Wexford people are some of the friendliest in Ireland. When we were kids we spent our summers in north Wexford, my mother always said this. She was a Mayo woman and I think she missed the easygoing friendly ways in her native county. When I moved in I couldn’t believe how lovely and welcoming my neighbours were.
Firstly I think they thought that I had bought the place as a holiday house and seemed to be genuinely pleased that I was going to be living here. There are a lot of houses closed up which I presume are holiday homes.

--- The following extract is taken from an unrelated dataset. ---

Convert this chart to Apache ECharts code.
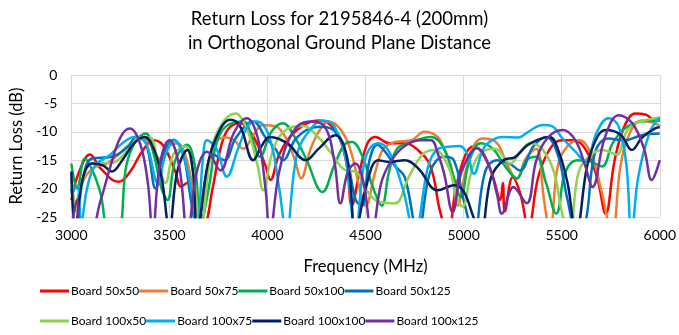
<!DOCTYPE html>
<html>
<head>
<meta charset="utf-8">
<script src="https://cdn.jsdelivr.net/npm/echarts@6/dist/echarts.min.js"></script>
<style>
  html, body { margin: 0; padding: 0; background: #fff; }
  #chart { width: 679px; height: 335px; }
</style>
</head>
<body>
<div id="chart"></div>
<script>
// 回波损耗数据 [频率 MHz, dB]，从图上读取的峰值与谷值
const board50x50 = [[3000,-22],[3040,-17],[3095,-14],[3150,-16.5],[3240,-18.8],[3300,-17],[3360,-13.5],[3420,-11.5],[3470,-12.5],[3530,-17],[3560,-19.7],[3590,-19],[3630,-21],[3680,-26],[3720,-20],[3760,-13],[3800,-9.5],[3860,-8.5],[3930,-11],[3990,-16],[4015,-18.5],[4060,-14],[4140,-10],[4260,-8],[4340,-9.5],[4400,-15],[4430,-23],[4470,-17],[4510,-12],[4550,-10.9],[4620,-12],[4700,-12],[4760,-13],[4830,-16],[4880,-24],[4920,-28],[4960,-20],[5010,-14],[5050,-12.6],[5100,-14],[5150,-18],[5187,-22],[5200,-19],[5210,-24],[5250,-18],[5290,-21],[5330,-27],[5380,-18],[5440,-13],[5500,-11.5],[5560,-11.5],[5620,-13],[5680,-18],[5724,-24.4],[5770,-15],[5820,-9],[5875,-6.8],[5930,-7],[5975,-8],[6000,-8]]
const board50x75 = [[3000,-27],[3030,-22],[3070,-18],[3120,-16.2],[3180,-15.6],[3240,-14],[3290,-12.4],[3350,-11],[3390,-11.5],[3430,-14],[3460,-15],[3500,-12.5],[3540,-12],[3580,-14],[3620,-20],[3660,-27],[3700,-16],[3745,-11.5],[3790,-11],[3830,-11.5],[3877,-13],[3930,-10.5],[3978,-8.8],[4045,-9.1],[4100,-11.5],[4140,-15],[4171,-18.2],[4220,-13],[4270,-9.5],[4314,-8.2],[4381,-10],[4430,-14],[4470,-20],[4500,-23],[4550,-17],[4590,-13],[4650,-11.8],[4733,-11.5],[4800,-10],[4868,-10.9],[4900,-13],[4935,-16],[4970,-23],[5010,-17],[5060,-12],[5103,-11.2],[5170,-12],[5220,-15.6],[5270,-18.2],[5320,-14.5],[5370,-13],[5410,-22],[5440,-28],[5480,-16],[5530,-12.5],[5590,-11.5],[5650,-14],[5700,-20],[5757,-28],[5800,-16],[5850,-10],[5908,-8],[5976,-8.5],[6000,-9]]
const board50x100 = [[3000,-15.6],[3030,-20],[3069,-14.7],[3110,-17],[3150,-21],[3190,-27],[3240,-27],[3280,-16],[3330,-11.5],[3380,-10.3],[3420,-14],[3460,-20],[3490,-22],[3530,-15],[3590,-12.3],[3630,-16],[3660,-26],[3700,-20],[3740,-12],[3790,-9],[3877,-8.2],[3920,-11],[3961,-14.4],[4020,-10],[4079,-8.5],[4140,-11],[4200,-15],[4280,-20.6],[4340,-16],[4400,-12],[4431,-11.8],[4480,-14],[4540,-20],[4582,-23],[4620,-17],[4660,-13],[4720,-12],[4834,-10.9],[4900,-13],[4950,-18],[4985,-21.5],[5030,-15],[5086,-12],[5150,-13],[5210,-16],[5271,-18.2],[5320,-15],[5371,-14.4],[5420,-19],[5472,-24.4],[5520,-17],[5580,-15],[5650,-15.3],[5705,-16.1],[5760,-12],[5822,-9.4],[5906,-8.2],[6000,-8]]
const board50x125 = [[3000,-20],[3030,-24],[3060,-18],[3105,-14.7],[3206,-14.4],[3290,-12.6],[3330,-10.9],[3380,-12],[3430,-20],[3470,-14],[3520,-11.4],[3570,-14],[3610,-22],[3640,-27],[3690,-17],[3723,-14],[3780,-15],[3840,-11],[3928,-8.2],[3990,-11],[4040,-13],[4079,-15],[4150,-11],[4263,-9.1],[4340,-9.8],[4400,-14],[4450,-22],[4481,-23],[4520,-15],[4560,-12.3],[4600,-13.5],[4650,-16],[4700,-18],[4767,-28],[4830,-17],[4900,-14.4],[4950,-15],[5000,-22],[5052,-28],[5110,-17],[5170,-15],[5230,-15.5],[5287,-16.8],[5355,-12.6],[5422,-10.9],[5480,-14],[5530,-22],[5580,-28],[5621,-26],[5671,-13.5],[5738,-11.2],[5820,-11.5],[5906,-10.6],[6000,-10.3]]
const board100x50 = [[3000,-18],[3030,-24],[3070,-17],[3120,-15.5],[3200,-15.5],[3290,-13.2],[3350,-11],[3400,-11],[3440,-15],[3480,-19],[3520,-14],[3580,-12.6],[3620,-17],[3660,-27],[3710,-14],[3760,-9],[3835,-6.8],[3900,-10],[3950,-16],[3978,-20.3],[4030,-13],[4100,-9.5],[4180,-9],[4260,-11],[4330,-14],[4400,-16.8],[4450,-17],[4500,-20],[4549,-22],[4600,-22.5],[4650,-22.6],[4720,-18],[4790,-14],[4851,-13.2],[4920,-16],[4970,-22],[4994,-23.2],[5040,-17],[5086,-13.8],[5160,-13],[5237,-15.6],[5290,-13.5],[5338,-12],[5400,-13],[5460,-17],[5500,-24],[5539,-28],[5580,-18],[5620,-15],[5707,-13.2],[5780,-14],[5830,-10],[5875,-8.5],[5976,-7.6],[6000,-7.5]]
const board100x75 = [[3000,-21],[3030,-19.5],[3050,-26],[3080,-20],[3120,-16],[3200,-14],[3260,-12],[3323,-10.9],[3380,-12],[3441,-19],[3480,-14],[3525,-11.5],[3570,-14],[3610,-20],[3642,-27],[3670,-15],[3692,-11.5],[3740,-13],[3793,-17.9],[3850,-13],[3900,-9],[3945,-8.2],[4010,-11],[4060,-20],[4096,-28],[4150,-14],[4220,-9.5],[4280,-8],[4340,-9],[4400,-15],[4448,-28],[4490,-16],[4520,-13],[4565,-12],[4620,-13.5],[4690,-20],[4750,-28],[4820,-16],[4870,-13],[4935,-12.6],[4980,-12.5],[5020,-14],[5052,-17.4],[5110,-12.5],[5203,-10.9],[5280,-11],[5330,-10],[5403,-8.8],[5450,-9],[5500,-11],[5570,-13.5],[5621,-15.3],[5680,-10],[5738,-7.6],[5790,-9],[5830,-16],[5856,-28],[5890,-18],[5950,-10],[6000,-7.5]]
const board100x100 = [[3000,-17],[3020,-27],[3060,-18],[3105,-15.6],[3160,-15.9],[3206,-17],[3260,-15],[3320,-12],[3373,-10.9],[3420,-13],[3460,-18],[3500,-27],[3540,-17],[3592,-13.2],[3620,-17],[3642,-27],[3700,-15],[3760,-9.5],[3810,-7.9],[3860,-9],[3928,-15],[3970,-12.5],[4012,-10.9],[4100,-12],[4196,-15],[4260,-13],[4347,-10.6],[4390,-12.5],[4420,-18],[4448,-28],[4500,-20],[4565,-15],[4620,-15.3],[4700,-15],[4770,-16.5],[4868,-20.3],[4952,-19.4],[5000,-20.5],[5050,-25],[5086,-28],[5140,-18],[5203,-15],[5260,-14.5],[5320,-12.5],[5371,-11.5],[5438,-10.9],[5480,-13],[5530,-19],[5573,-28],[5630,-16],[5680,-11],[5724,-9.7],[5800,-10.5],[5858,-13.2],[5910,-11],[5976,-9.4],[6000,-9.2]]
const board100x125 = [[3000,-27],[3030,-22],[3050,-28],[3090,-28],[3150,-22],[3200,-16],[3250,-11],[3298,-9.4],[3350,-12],[3390,-19],[3415,-28],[3450,-16],[3500,-11.5],[3550,-16],[3592,-28],[3640,-17],[3692,-13.5],[3760,-16.8],[3827,-10.3],[3894,-7.6],[3950,-11],[3990,-20],[4012,-28],[4060,-17],[4130,-10],[4213,-8.2],[4290,-9],[4340,-15],[4372,-22.6],[4410,-17],[4448,-15.6],[4490,-19],[4532,-28],[4580,-19],[4633,-15],[4700,-12.5],[4780,-11.5],[4834,-11.5],[4870,-14],[4901,-17.4],[4944,-24.1],[4990,-17],[5069,-12.9],[5130,-16],[5170,-21],[5195,-24.4],[5254,-19.7],[5321,-22.6],[5371,-15],[5430,-11],[5506,-9.7],[5570,-11.5],[5620,-16],[5657,-19.7],[5720,-11],[5791,-7.1],[5860,-8.5],[5920,-13],[5959,-18.5],[6000,-15]]

const seriesNames = ['Board 50x50', 'Board 50x75', 'Board 50x100', 'Board 50x125',
  'Board 100x50', 'Board 100x75', 'Board 100x100', 'Board 100x125']
const seriesData = [board50x50, board50x75, board50x100, board50x125,
  board100x50, board100x75, board100x100, board100x125]
const colors = ['#ff0000', '#ed7d31', '#00b050', '#0070c0', '#92d050', '#00b0f0', '#002060', '#7030a0']

const FONT = 'Lato'
const chart = echarts.init(document.getElementById('chart'))

// 图例：两行，每行四个，文字固定宽度以对齐列
const legendBase = {
  left: 40,
  padding: 0,
  icon: 'rect',
  itemWidth: 29,
  itemHeight: 3,
  itemGap: 0,
  formatter: '{t|{name}}',
  textStyle: {
    fontFamily: FONT, fontSize: 12, color: '#000',
    rich: { t: { width: 79, fontFamily: FONT, fontSize: 12, color: '#000', padding: [0, 0, 0, -3] } },
  },
}

chart.setOption({
  animation: false,
  color: colors,
  title: {
    text: 'Return Loss for 2195846-4 (200mm)\nin Orthogonal Ground Plane Distance',
    left: 'center',
    top: 2,
    textStyle: { fontFamily: FONT, fontSize: 18.5, fontWeight: 'normal', color: '#000', lineHeight: 24 },
  },
  legend: [
    Object.assign({}, legendBase, { top: 285, data: seriesNames.slice(0, 4) }),
    Object.assign({}, legendBase, { top: 315, data: seriesNames.slice(4) }),
  ],
  grid: { left: 69, right: 14, top: 75, bottom: 118 },
  xAxis: {
    type: 'value',
    min: 3000,
    max: 6000,
    interval: 500,
    name: 'Frequency (MHz)',
    nameLocation: 'middle',
    nameGap: 41,
    nameTextStyle: { fontFamily: FONT, fontSize: 16.5, color: '#000' },
    axisLine: { show: true, lineStyle: { color: '#d9d9d9' } },
    axisTick: { show: false },
    axisLabel: { fontFamily: FONT, fontSize: 14, color: '#000', margin: 11, formatter: v => String(v) },
    splitLine: { show: true, lineStyle: { color: '#d9d9d9' } },
  },
  yAxis: {
    type: 'value',
    min: -25,
    max: 0,
    interval: 5,
    name: 'Return Loss (dB)',
    nameLocation: 'middle',
    nameGap: 44,
    nameRotate: 90,
    nameTextStyle: { fontFamily: FONT, fontSize: 16.5, color: '#000' },
    axisLine: { show: false },
    axisTick: { show: false },
    axisLabel: { fontFamily: FONT, fontSize: 14, color: '#000', margin: 14 },
    splitLine: { show: true, lineStyle: { color: '#d9d9d9' } },
  },
  series: seriesNames.map((name, i) => ({
    name,
    type: 'line',
    data: seriesData[i],
    smooth: 0.4,
    showSymbol: false,
    clip: true,
    lineStyle: { width: 2.5, color: colors[i] },
    itemStyle: { color: colors[i] },
  })),
})
</script>
</body>
</html>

Neighbours dropped in cards, little gifts, called in for a chat and a cup of tea. People driving by stopped to say hello, one man warning me that he had seen my dogs squeezing out under the gate, “there are a lot of young lads tearing down this road you know.” You’d find it hard to imagine anyone tearing down my road apart from tearing out the ditch trying to pass a wider vehicle.
I was given their mobile numbers and told call them if I needed anything or wanted to know anything. One older lady called in with a warm apple tart and the parish newsletter.It was through her that I met one of the daughters of the old lady who had lived in this house. She also arrived with a gift and a card and we had a lovely chat about her parents and grandparents who had lived here. She was thrilled to see animals back in the place and particularly pigs and poultry. Her mother had reared poultry and her father pigs. He was a great gardener growing all their vegetables even courgettes which back in those days no one had seen before or knew how to cook. Her father owned the bakery in Campile but he still managed to feed a family of 4 daughters on 4 acres.
Before Christmas I decided to ask them in for a glass of mulled wine and mince pies and they all piled into my tiny sitting room and had a lovely evening. Even though where I’m living now is even more remote than where I lived before, I have much closer neighbours. In the beginning I thought this would drive me crazy but it really doesn’t and it’s nice to know there is nearly always someone around during the day. It makes it feel very safe. It also means if I’m away the house is safe. I have almost never turned on the house alarm. My last house didn’t have one so anytime I have turned it on I’ve forgotten and set the damn thing off coming back in.
But as I was getting acquainted with my neighbours so too were the pigs but their new neighbours were less than impressed. I’m surrounded by horses here. The lane beside me leads up to 10 acres which borders my fields and there is a thoroughbred yard across the road. Beside me they have sport horses and ponies. The pigs on realising that they had neigbours and being very friendly inquisitive animals immediately poked their snouts through the by now diminishing hedge and grunted.
What followed was chaos – snorting, galloping, tails up and thundering hooves. The pigs were perplexed which made them even more inquisitive. I looked out one Sunday morning to see my neighbour beside me holding one of his horses lathered in sweat. The animal had got itself in a state just hearing the sounds of the pigs beside him.
Horses are scared of pigs because back when wild boar roamed freely they were big and powerful enough to take down a weak horse or a foal. It’s an ancestral fear. But with a lot of patience and work I now have horses in my field closest to the house with two weaner pigs cavorting around and they are all quite happy together.
Even in the animal kingdom proper introductions are everything.